The indentured labour system allowed pearlers to employ foreign workers on three year contracts. The workers received low wages for long hours of hard, dangerous work. Throughout the contract period, their movements and living conditions were tightly controlled by their masters.
This film footage shows indentured labourers working with pearl shells in Broome in 1917
From the National Film and Sound Archive of Australia / nfsa.gov.au
The thirst for shells, for pearls, for success, in fact, brutalises and unchristianizes the pearling speculator or “driver.” Excitement in the occupation is ever at the stretch from Sunday morn to Sunday morn. No day is respected. No [Malay] man’s life is valued in the economising of that life, but the utmost amount of diving must be sucked out of the man, kill him or not; for who knows who will be his owner next season!

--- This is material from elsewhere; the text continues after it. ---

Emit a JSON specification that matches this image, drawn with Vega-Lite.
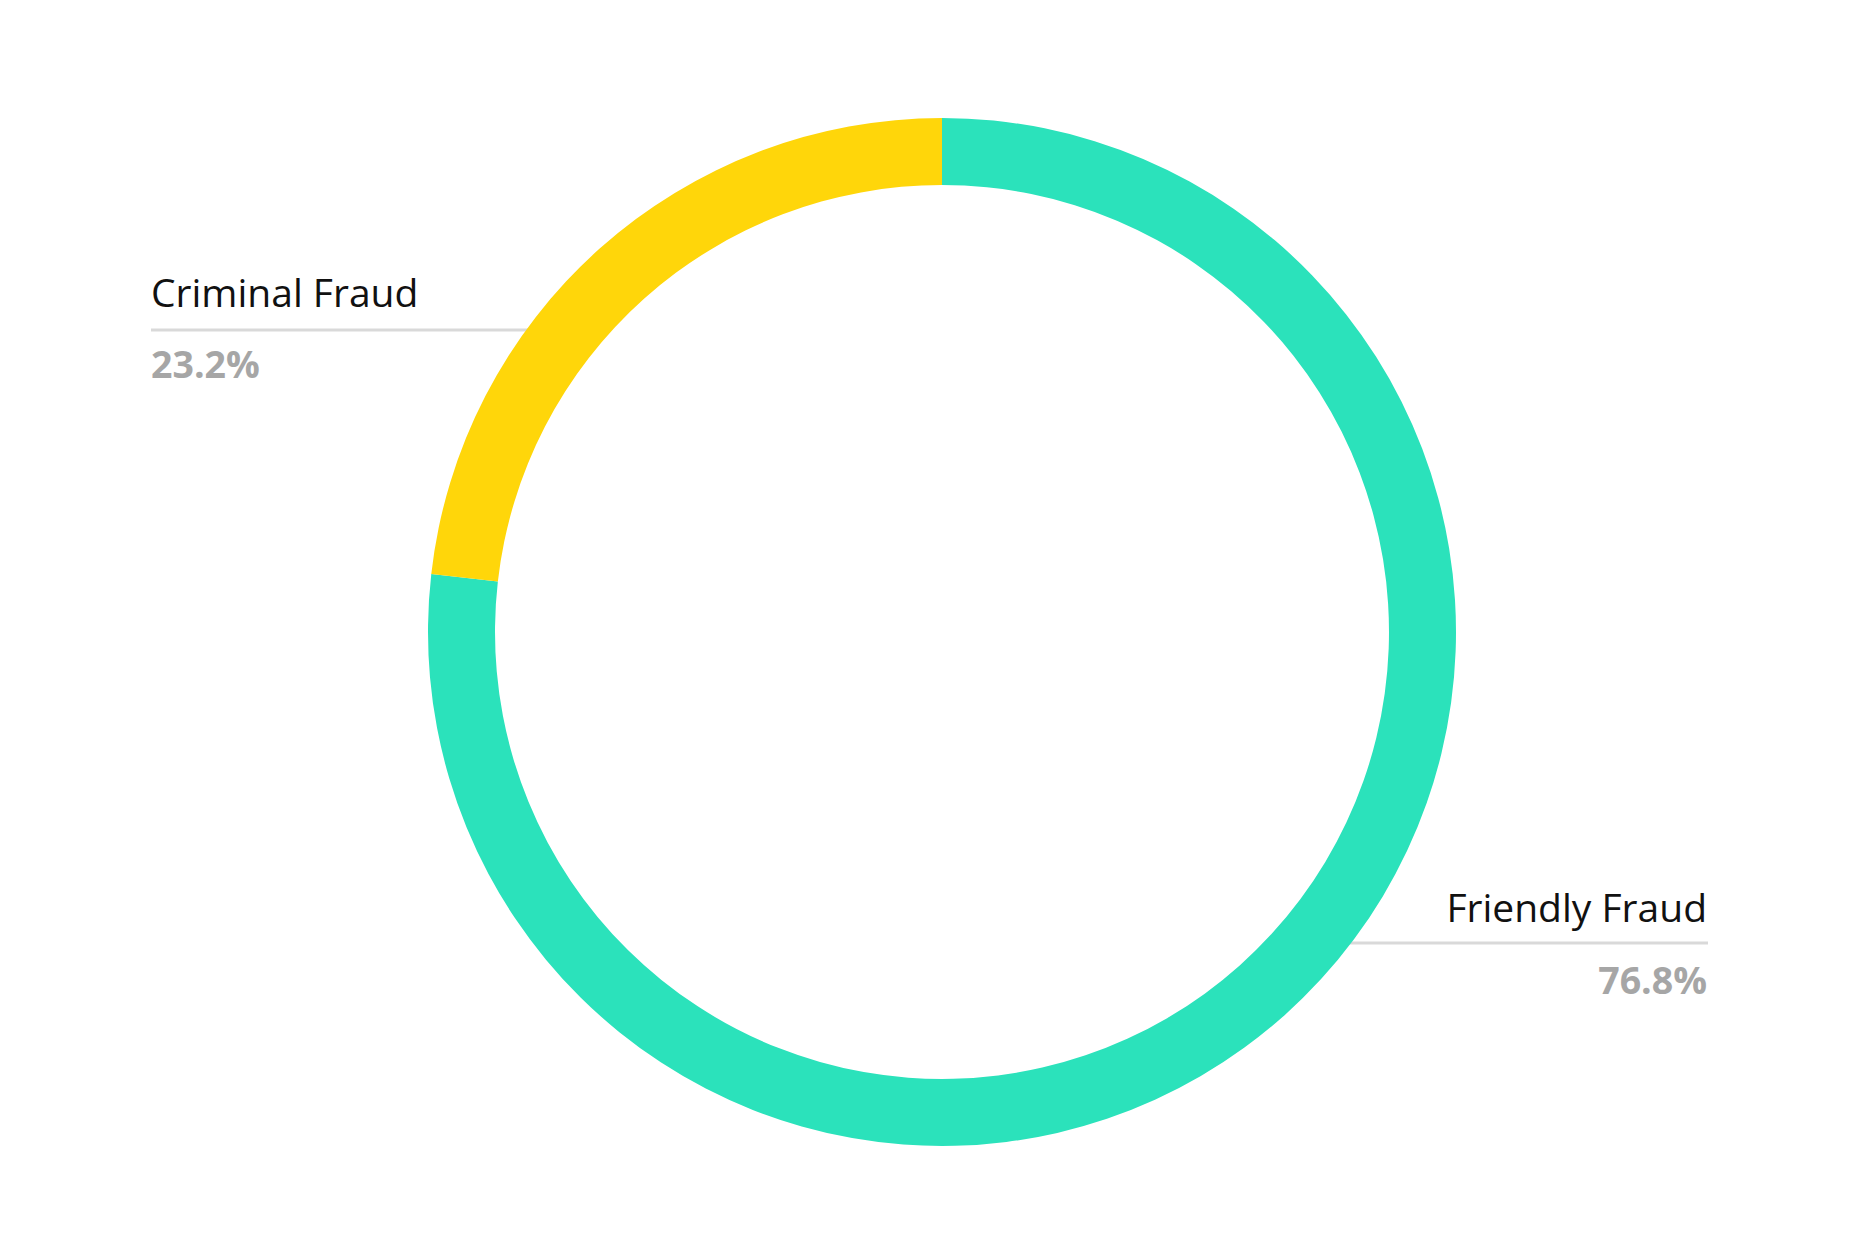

The Inquirer and Commercial News, 28 April 1875
This note book was used to record the wages and expenses of Japanese worker Yonizo Kurita. His death by ‘paralysis’ is recorded on the final page.
Paralysis was the term used to describe decompression sickness; an often fatal condition affecting deep sea divers. The condition killed many divers, and cyclones were also a significant danger to workers. On average 1 in 10 men involved in the pearl shell industry died each year.
This letter regarding a funeral was sent by a Japanese diver, Tora, to his boss (‘Boos’), Sydney Pryor in 1932.
It was the responsibility of pearl masters to pay for their workers to return home at the end of their contracts.
This image from 1925 shows indentured labourers on the Broome jetty getting ready to depart.
The practice of indentured labour in the pearl industry continued, in varying forms, until the 1970s.